Suspension of Disbelief

In movies, this ability to create believable reality results in what is called suspension of disbelief. When an audience is totally captivated by the filmmaker's magic, they willingly choose to believe what their eyes are taking in—they suspend their disbelief.

To achieve the suspension of disbelief in your audience, you must understand the visual reality of what they will be looking at. Good examples abound. Here's one excruciatingly simple solution to a huge visual problem.

Dennis Muren, VFX Supervisor, Star Wars Episode 1: The Phantom Menace, was tasked with 2,000 special effects shots to complete this movie.

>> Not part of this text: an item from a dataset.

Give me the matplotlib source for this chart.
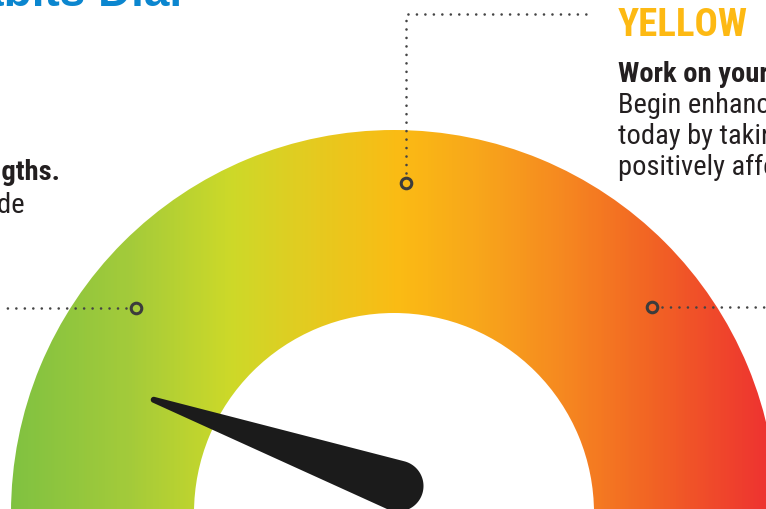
import numpy as np
import matplotlib
matplotlib.use("Agg")
import matplotlib.pyplot as plt
from matplotlib.colors import LinearSegmentedColormap
from matplotlib.patches import Wedge, Polygon
from matplotlib import font_manager as fm

# ---------------- data ----------------
zone_names = ["GREEN", "YELLOW", "RED"]
zone_marker_angles = [141.5, 88.0, 38.7]      # degrees on the dial
needle_value = 10.8                            # score on a 0-100 dial
dial_min, dial_max = 0, 100
title_text = "Habits Dial"
left_bold = "Keep building on your strengths."
left_body = "Continue the healthy choices you've made"
right_heading = "YELLOW"
right_bold = "Work on your habits."
right_body = ["Begin enhancing your habits",
              "today by taking small steps that",
              "positively affect your health."]

# ---------------- geometry (pixels -> dial units) ----------------
W, H = 766, 510
R_PX = 383.0            # outer radius in px
CX, CY = 394.0, 514.0   # dial centre in px
R_IN = 200.0 / R_PX
R_MARK = 330.0 / R_PX


def px(x, y):
    return ((x - CX) / R_PX, (CY - y) / R_PX)


X0, Y0 = px(0, H)
X1, Y1 = px(W, 0)

names = {f.name for f in fm.fontManager.ttflist}
if "Roboto Condensed" in names:
    NARROW = "Roboto Condensed"
elif "Liberation Sans Narrow" in names:
    NARROW = "Liberation Sans Narrow"
else:
    NARROW = "Liberation Sans"

fig = plt.figure(figsize=(W / 100, H / 100), dpi=100)
ax = fig.add_axes([0, 0, 1, 1])
ax.set_xlim(X0, X1)
ax.set_ylim(Y0, Y1)
ax.axis("off")

# ---------------- gradient band ----------------
stops_px = [10, 130, 230, 310, 400, 480, 560, 650, 766]
stops_col = ["#7dc142", "#a4cb3a", "#cdd929", "#e4cb20", "#fbbb14",
             "#f8a61b", "#f68a20", "#f26524", "#ee3430"]
pos = [s / W for s in stops_px]
pos[0] = 0.0
pos[-1] = 1.0
cmap = LinearSegmentedColormap.from_list("dial", list(zip(pos, stops_col)))
grad = np.linspace(0, 1, 800).reshape(1, -1)
band = Wedge((0, 0), 1.0, 0, 360, width=1.0 - R_IN, transform=ax.transData,
             facecolor="none", edgecolor="none")
ax.add_patch(band)
im = ax.imshow(grad, extent=[X0, X1, Y0, Y1], cmap=cmap, aspect="auto",
               origin="lower", interpolation="bilinear", zorder=1)
im.set_clip_path(band)

# ---------------- needle ----------------
pivot = np.array(px(398, 487))
needle_len = 259.0 / R_PX
r_base = 25.5 / R_PX
r_tip = 3.0 / R_PX
ang = np.deg2rad(180.0 - (needle_value - dial_min) / (dial_max - dial_min) * 180.0)
tip = pivot + needle_len * np.array([np.cos(ang), np.sin(ang)])
t = np.linspace(0, 2 * np.pi, 120, endpoint=False)
pts = np.vstack([np.c_[pivot[0] + r_base * np.cos(t), pivot[1] + r_base * np.sin(t)],
                 np.c_[tip[0] + r_tip * np.cos(t), tip[1] + r_tip * np.sin(t)]])


def hull(p):
    p = sorted(map(tuple, p))
    def cross(o, a, b):
        return (a[0] - o[0]) * (b[1] - o[1]) - (a[1] - o[1]) * (b[0] - o[0])
    lower, upper = [], []
    for q in p:
        while len(lower) >= 2 and cross(lower[-2], lower[-1], q) <= 0:
            lower.pop()
        lower.append(q)
    for q in reversed(p):
        while len(upper) >= 2 and cross(upper[-2], upper[-1], q) <= 0:
            upper.pop()
        upper.append(q)
    return np.array(lower[:-1] + upper[:-1])


ax.add_patch(Polygon(hull(pts), closed=True, facecolor="#1b1b1b",
                     edgecolor="none", zorder=5))

# ---------------- markers and leaders ----------------
DOT = "#444444"
dot_style = dict(color=DOT, lw=1.9, linestyle=(0, (0.01, 3.2)),
                 dash_capstyle="round", zorder=4)
mk = {}
for name, a in zip(zone_names, zone_marker_angles):
    r = np.deg2rad(a)
    mk[name] = (R_MARK * np.cos(r), R_MARK * np.sin(r))
    ax.plot(*mk[name], "o", ms=7.6, mfc="none", mec="#3c3c3c", mew=2.2, zorder=6)

gap = 10.0 / R_PX
gx, gy = mk["GREEN"]
ax.plot([gx - gap, X0], [gy, gy], **dot_style)
rx, ry = mk["RED"]
ax.plot([rx + gap, X1], [ry, ry], **dot_style)
yx, yy = mk["YELLOW"]
top_y = px(0, 15)[1]
end_x = px(592, 0)[0]
ax.plot([yx, yx, end_x], [yy + gap, top_y, top_y], **dot_style)

# ---------------- text ----------------
DARK = "#231f20"
BODY = 20.5
ax.text(*px(182, 6), title_text, ha="right", va="baseline", fontsize=33,
        fontweight="bold", color="#0b86cf", family="Liberation Sans")

ax.text(*px(60, 180), left_bold, ha="right", va="baseline", fontsize=BODY,
        fontweight="bold", color=DARK, family=NARROW)
ax.text(*px(25, 213), left_body, ha="right", va="baseline", fontsize=BODY,
        color=DARK, family=NARROW)

ax.text(*px(618, 36), right_heading, ha="left", va="baseline", fontsize=28,
        fontweight="bold", color="#fdb913", family=NARROW)
ax.text(*px(618, 82), right_bold, ha="left", va="baseline", fontsize=BODY,
        fontweight="bold", color=DARK, family=NARROW)
for i, line in enumerate(right_body):
    ax.text(*px(618, 113 + 31 * i), line, ha="left", va="baseline",
            fontsize=BODY, color=DARK, family=NARROW)

fig.savefig("out.png", dpi=100)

Dennis has won eight Academy Awards for his work and is the only visual-effects magician to have his name on Hollywood's Walk of Fame. When some of the shots in the Pod Race scene required a large crowd of people filling the stands, Dennis and his crew used cotton-tipped swabs painted in different "crowd people" colors. Digitally multiplied and combined, they are a convincing example of a simple, elegant solution to a visual problem.

Figure 3.8 shows the fireflies from TheEnd.avi. This is an example of creating the core essence of something using a minimum of visual elements.

Figure 3.8 The fireflies are little glowing spheres following spinning elliptical paths.

When you watch TheEnd.avi, the fireflies appear to be flocking and moving in random orbits—at least, that is what they appear to be doing to the viewer. The reality is that they are following very simple elliptical paths that have been animated to spin. You can see those paths in the wireframe view in Figure 3.8. This shot won't win an Academy Award for the result. The important thing was to apply the simple principles we have been talking about to create the visual reality of fireflies.

Taking a Step Back

The first step forward in creating such simple solutions is to take a step back. Visually, mentally, step back from the image you are trying to create and ask the question, "What is it I am actually seeing here?"

In the case of The Phantom Menace crowd scene, what we are actually seeing is a bunch of fuzzy-colored blobs that, when viewed from a distance, look like people. In the case of the fireflies, what we are actually seeing is a bunch of fuzzy-colored blobs that, when viewed from a distance, look like fireflies.

When looked at this way, the challenge becomes, "How do I create a bunch of fuzzy-colored blobs?" not "How do I create a crowd scene of fireflies?" It's very Zen, and practicing this ability to take a step back is important. Next time you are drying off from a shower, try thinking that you are not drying yourself off, you are making the towel as wet as possible. This is nonlinear paradoxical thinking. It is the antithesis of the "silver pencil" reality.

Choosing Perception

Perception is about choice and in the case of my former classmate, whether or not it was a conscious choice, he chose to create chrome with a silver pencil. In the case of Dennis Muren, you can't argue with eight Academy Awards. When you begin to see the world in terms of how light interacts with form, and learn to perceive and not just see, you have taken the first necessary cognitive steps toward becoming an excellent artist.